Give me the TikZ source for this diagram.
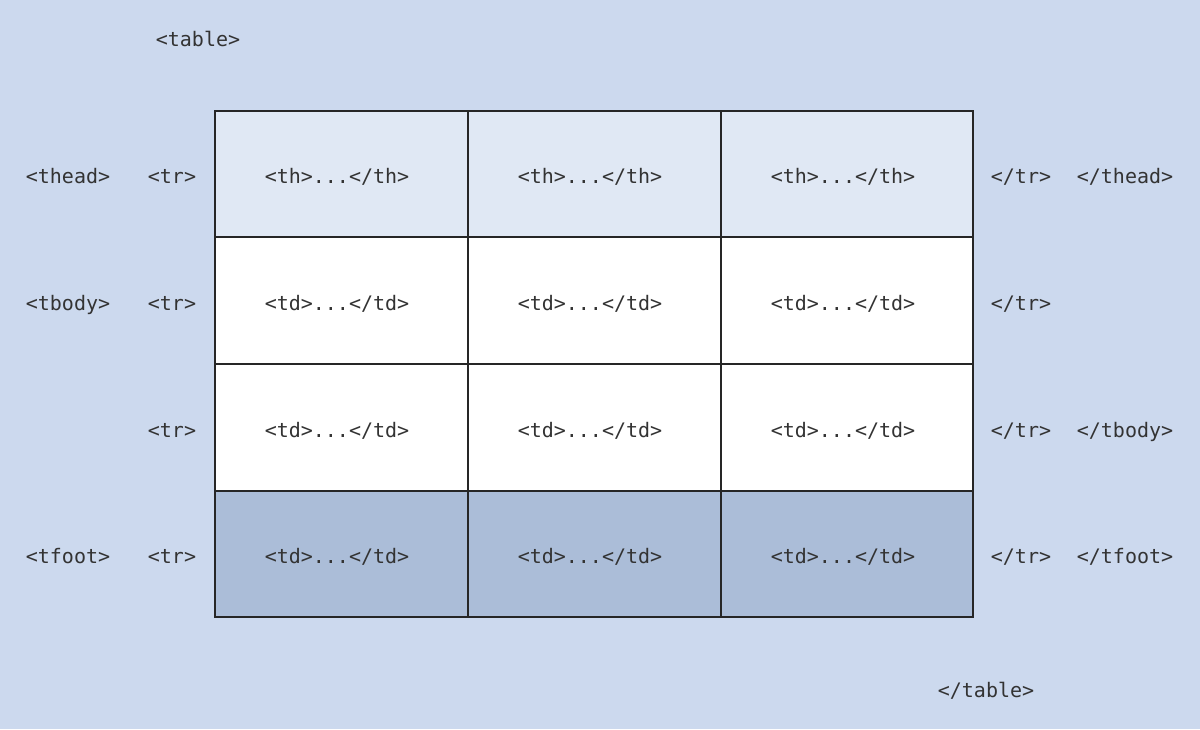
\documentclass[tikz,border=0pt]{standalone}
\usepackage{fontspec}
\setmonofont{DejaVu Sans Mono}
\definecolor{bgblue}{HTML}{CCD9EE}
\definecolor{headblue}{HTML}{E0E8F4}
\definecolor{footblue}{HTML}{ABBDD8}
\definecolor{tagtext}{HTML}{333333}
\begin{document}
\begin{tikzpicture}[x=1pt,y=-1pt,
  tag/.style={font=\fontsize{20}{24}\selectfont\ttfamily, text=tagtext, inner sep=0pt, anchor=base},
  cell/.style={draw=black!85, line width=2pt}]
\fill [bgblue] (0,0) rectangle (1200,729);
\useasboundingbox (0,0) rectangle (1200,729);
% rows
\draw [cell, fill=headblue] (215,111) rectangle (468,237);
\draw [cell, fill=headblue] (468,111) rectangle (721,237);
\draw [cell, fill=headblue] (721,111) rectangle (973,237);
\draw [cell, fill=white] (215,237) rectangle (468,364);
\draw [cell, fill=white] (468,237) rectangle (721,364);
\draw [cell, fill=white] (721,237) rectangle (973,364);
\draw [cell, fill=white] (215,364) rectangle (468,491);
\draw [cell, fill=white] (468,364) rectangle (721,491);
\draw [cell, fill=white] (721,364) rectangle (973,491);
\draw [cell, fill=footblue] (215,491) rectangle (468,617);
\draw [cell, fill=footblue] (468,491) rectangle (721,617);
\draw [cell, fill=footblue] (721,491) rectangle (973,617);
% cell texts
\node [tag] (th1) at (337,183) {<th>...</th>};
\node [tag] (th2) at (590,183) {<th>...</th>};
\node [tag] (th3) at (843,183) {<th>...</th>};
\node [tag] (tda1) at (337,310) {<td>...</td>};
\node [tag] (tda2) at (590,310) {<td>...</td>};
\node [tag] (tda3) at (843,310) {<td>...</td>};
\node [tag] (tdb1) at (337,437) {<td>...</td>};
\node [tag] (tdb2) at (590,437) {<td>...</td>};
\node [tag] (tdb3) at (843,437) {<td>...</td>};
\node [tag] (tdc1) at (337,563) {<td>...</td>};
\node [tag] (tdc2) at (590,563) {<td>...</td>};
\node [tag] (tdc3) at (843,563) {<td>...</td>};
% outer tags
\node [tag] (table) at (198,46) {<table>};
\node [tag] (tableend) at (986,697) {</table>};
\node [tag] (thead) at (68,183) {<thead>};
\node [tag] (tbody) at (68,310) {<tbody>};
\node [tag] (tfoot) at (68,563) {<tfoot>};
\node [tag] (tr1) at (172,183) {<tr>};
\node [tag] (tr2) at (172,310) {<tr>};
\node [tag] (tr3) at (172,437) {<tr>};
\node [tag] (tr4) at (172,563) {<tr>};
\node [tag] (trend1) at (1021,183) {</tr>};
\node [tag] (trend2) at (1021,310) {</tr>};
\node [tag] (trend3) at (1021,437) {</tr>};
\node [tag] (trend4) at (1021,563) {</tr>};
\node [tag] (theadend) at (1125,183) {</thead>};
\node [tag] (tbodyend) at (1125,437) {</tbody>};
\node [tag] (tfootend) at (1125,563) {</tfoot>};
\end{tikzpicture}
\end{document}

■ ■ ■ ■ ■

TASK BRIEF: Write out the full listing verbatim, excluding its pictures.

EXPECTED ANSWER:
Give me the TikZ source for this diagram.
\documentclass[tikz,border=0pt]{standalone}
\usepackage{fontspec}
\setmonofont{DejaVu Sans Mono}
\definecolor{bgblue}{HTML}{CCD9EE}
\definecolor{headblue}{HTML}{E0E8F4}
\definecolor{footblue}{HTML}{ABBDD8}
\definecolor{tagtext}{HTML}{333333}
\begin{document}
\begin{tikzpicture}[x=1pt,y=-1pt,
  tag/.style={font=\fontsize{20}{24}\selectfont\ttfamily, text=tagtext, inner sep=0pt, anchor=base},
  cell/.style={draw=black!85, line width=2pt}]
\fill [bgblue] (0,0) rectangle (1200,729);
\useasboundingbox (0,0) rectangle (1200,729);
% rows
\draw [cell, fill=headblue] (215,111) rectangle (468,237);
\draw [cell, fill=headblue] (468,111) rectangle (721,237);
\draw [cell, fill=headblue] (721,111) rectangle (973,237);
\draw [cell, fill=white] (215,237) rectangle (468,364);
\draw [cell, fill=white] (468,237) rectangle (721,364);
\draw [cell, fill=white] (721,237) rectangle (973,364);
\draw [cell, fill=white] (215,364) rectangle (468,491);
\draw [cell, fill=white] (468,364) rectangle (721,491);
\draw [cell, fill=white] (721,364) rectangle (973,491);
\draw [cell, fill=footblue] (215,491) rectangle (468,617);
\draw [cell, fill=footblue] (468,491) rectangle (721,617);
\draw [cell, fill=footblue] (721,491) rectangle (973,617);
% cell texts
\node [tag] (th1) at (337,183) {<th>...</th>};
\node [tag] (th2) at (590,183) {<th>...</th>};
\node [tag] (th3) at (843,183) {<th>...</th>};
\node [tag] (tda1) at (337,310) {<td>...</td>};
\node [tag] (tda2) at (590,310) {<td>...</td>};
\node [tag] (tda3) at (843,310) {<td>...</td>};
\node [tag] (tdb1) at (337,437) {<td>...</td>};
\node [tag] (tdb2) at (590,437) {<td>...</td>};
\node [tag] (tdb3) at (843,437) {<td>...</td>};
\node [tag] (tdc1) at (337,563) {<td>...</td>};
\node [tag] (tdc2) at (590,563) {<td>...</td>};
\node [tag] (tdc3) at (843,563) {<td>...</td>};
% outer tags
\node [tag] (table) at (198,46) {<table>};
\node [tag] (tableend) at (986,697) {</table>};
\node [tag] (thead) at (68,183) {<thead>};
\node [tag] (tbody) at (68,310) {<tbody>};
\node [tag] (tfoot) at (68,563) {<tfoot>};
\node [tag] (tr1) at (172,183) {<tr>};
\node [tag] (tr2) at (172,310) {<tr>};
\node [tag] (tr3) at (172,437) {<tr>};
\node [tag] (tr4) at (172,563) {<tr>};
\node [tag] (trend1) at (1021,183) {</tr>};
\node [tag] (trend2) at (1021,310) {</tr>};
\node [tag] (trend3) at (1021,437) {</tr>};
\node [tag] (trend4) at (1021,563) {</tr>};
\node [tag] (theadend) at (1125,183) {</thead>};
\node [tag] (tbodyend) at (1125,437) {</tbody>};
\node [tag] (tfootend) at (1125,563) {</tfoot>};
\end{tikzpicture}
\end{document}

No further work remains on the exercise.